Se fica a ideia que o momento merece solenidade é, muito acertadamente, porque o momento merece solenidade. Vale mesmo a pena escutar as palavras do Presidente da Assembleia da República, aquando da última reunião sobre a Covid, que juntou peritos, políticos e parceiros sociais. Disse Ferro Rodrigues: “Não consigo perceber porque é que não se apreenderam lições da primeira fase e não se retiraram lições para a evolução da situação em julho e em agosto, nomeadamente”. Por brevíssimos instantes, imaginei que o organismo de Ferro Rodrigues tivesse, enfim, desenvolvido uma espinha. Mas, quase de imediato, veio a desilusão. Aquele desabafo de Ferro não era para ser ouvido pelo público e só foi escutado pela comunicação social devido a trapalhadas técnicas. Definitivamente, para os dirigentes do PS, os grandes problemas do momento não são nem a recessão, nem o desemprego. São, isso sim, as declarações em off e a cobardia. Costa, cobardemente, chamou cobardes aos médicos, em off. E agora, Ferro denota cobardia ao demonstrar, em off, ser fortemente crítico da acção do Governo, quando nunca o ouvimos fazê-lo publicamente.

Mas Ferro Rodrigues poderá ter outro problema em mãos. É que, ainda em off, arriscou comentar também que não consegue “olhar para as estatísticas que mostram os números de casos em Portugal e na China sem ficar com um misto de perplexidade e de alguma irritação”. Alto. A insinuar que os chineses aldrabam forte e feio? Ui, se calha o Partido Comunista da China ainda ter funcionários a desmontar a barraquinha da Festa do Avante, o mais certo é aproveitarem para, de caminho, passarem por São Bento. E aí o Presidente da Assembleia experimentará o tratamento que as autoridades chinesas baptizaram, carinhosamente, de “Placagem à Hong Kong”, estreado há dias com uma subversiva menina de 12 anos, que andava numa rua daquela região a adquirir, subversivamente, material escolar.

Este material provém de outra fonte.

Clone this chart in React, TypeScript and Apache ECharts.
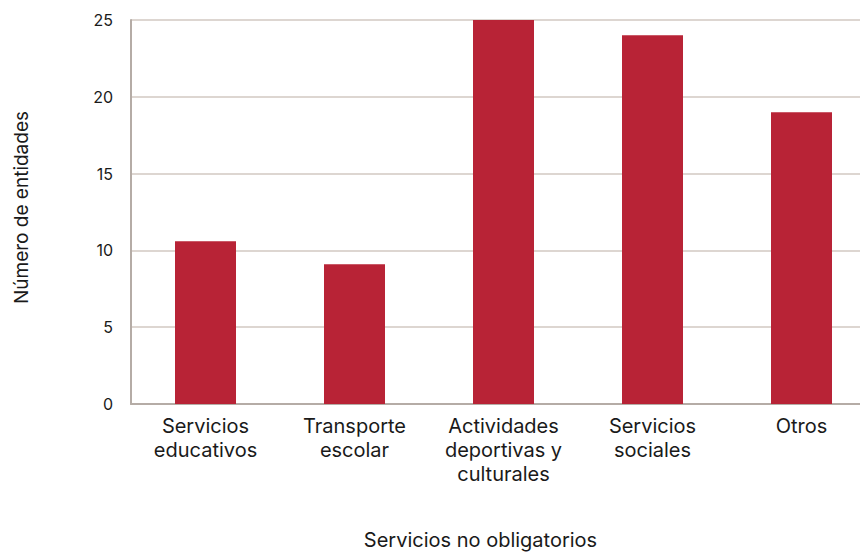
import React, { useEffect, useRef } from "react";
import * as echarts from "echarts";

const categories = [
  "Servicios\neducativos",
  "Transporte\nescolar",
  "Actividades\ndeportivas y\nculturales",
  "Servicios\nsociales",
  "Otros",
];
const values = [10.6, 9.1, 25, 24, 19];
const yTicks = { min: 0, max: 25, interval: 5 };
const yName = "Número de entidades";
const xName = "Servicios no obligatorios";

const FONT = "Inter, Liberation Sans, Arial, sans-serif";

export default function App() {
  const ref = useRef<HTMLDivElement>(null);
  useEffect(() => {
    document.body.style.margin = "0";
    const chart = echarts.init(ref.current!, null, { renderer: "svg" });
    chart.setOption({
      animation: false,
      backgroundColor: "#ffffff",
      grid: { left: 131, right: -16, top: 20, bottom: 149, outerBoundsMode: "none", containLabel: false },
      xAxis: {
        type: "category",
        data: categories,
        name: xName,
        nameLocation: "middle",
        nameGap: 126,
        nameTextStyle: { fontFamily: FONT, fontSize: 20, color: "#1a1a1a", padding: [0, 46, 0, 0] },
        axisLine: { lineStyle: { color: "#b5aca6", width: 2 } },
        axisTick: { show: false },
        axisLabel: {
          fontFamily: FONT,
          fontSize: 20,
          color: "#1a1a1a",
          lineHeight: 24,
          margin: 10,
          verticalAlign: "top",
          interval: 0,
        },
      },
      yAxis: {
        type: "value",
        min: yTicks.min,
        max: yTicks.max,
        interval: yTicks.interval,
        name: yName,
        nameLocation: "middle",
        nameGap: 100,
        nameTextStyle: { fontFamily: FONT, fontSize: 19, color: "#1a1a1a", padding: [0, 0, 0, 9] },
        axisLine: { show: true, lineStyle: { color: "#b5aca6", width: 2 } },
        axisTick: { show: false },
        axisLabel: { fontFamily: FONT, fontSize: 16, color: "#1a1a1a", margin: 18 },
        splitLine: { lineStyle: { color: "#ddd6d1", width: 2 } },
      },
      series: [
        {
          type: "bar",
          data: values,
          barWidth: 61,
          itemStyle: { color: "#b82336" },
        },
      ],
    });
    return () => chart.dispose();
  }, []);
  return <div ref={ref} style={{ width: 860, height: 553 }} />;
}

Enquanto isto, Ana Gomes apresentou a sua candidatura à Presidência da República. Portanto, na corrida à Presidência temos, agora, uma candidatura apoiada pelo Partido Socialista e a de Ana Gomes. Há alguma curiosidade relativamente à posição que António Costa vai tomar, mas creio que o primeiro-ministro tem as suas opções bastante limitadas. Tendo-se tornado, por via de auto-convite, naquela célebre visita à Auto-Europa, mandatário da campanha de Marcelo Rebelo de Sousa, não vejo que solução resta a António Costa. Mas, se tivesse de apostar, punha o meu dinheirinho todo em simulação sonsa de distanciamento durante a campanha eleitoral.

Assim que se soube da candidatura de Ana Gomes, o também candidato André Ventura brindou-nos com a sua análise político-ideológica da mesma, afirmando que, “numa certa metáfora, Ana Gomes é a candidata cigana destas Presidenciais. Eu sou o português comum.” Por acaso, em termos de figuras de estilo, o que me parece é que, numa certa hipérbole, André Ventura é o português comum. É que, apesar de tudo, o português comum não costuma ser tão burgesso.

Já a Câmara Municipal de Lisboa não pára de anunciar medidas na área da habitação. Só nos últimos dias foram duas. Primeiro ficámos a saber que a Casa dos Animais, o centro de recolha da Câmara, vai receber obras de ampliação para acolher mais cães, no valor de 1,2 milhões de euros. Quase de seguida, foi apresentado um novo projecto, desta feita para humanos, com o objetivo de “melhorar a eficiência energética das casas”, através da atribuição de um máximo de 7.500 euros para pequenas obras de remodelação. Portanto, para os cães, casas novinhas em folha. Para os humanos, com sorte, o problema de infiltrações na marquise resolvido. Já bem bom. Entretanto, esta noite, na nova sala de cinema da renovada Casa dos Animais, tudo o que é cão vai poder assistir à película “Vida de munícipe da Câmara de Lisboa”.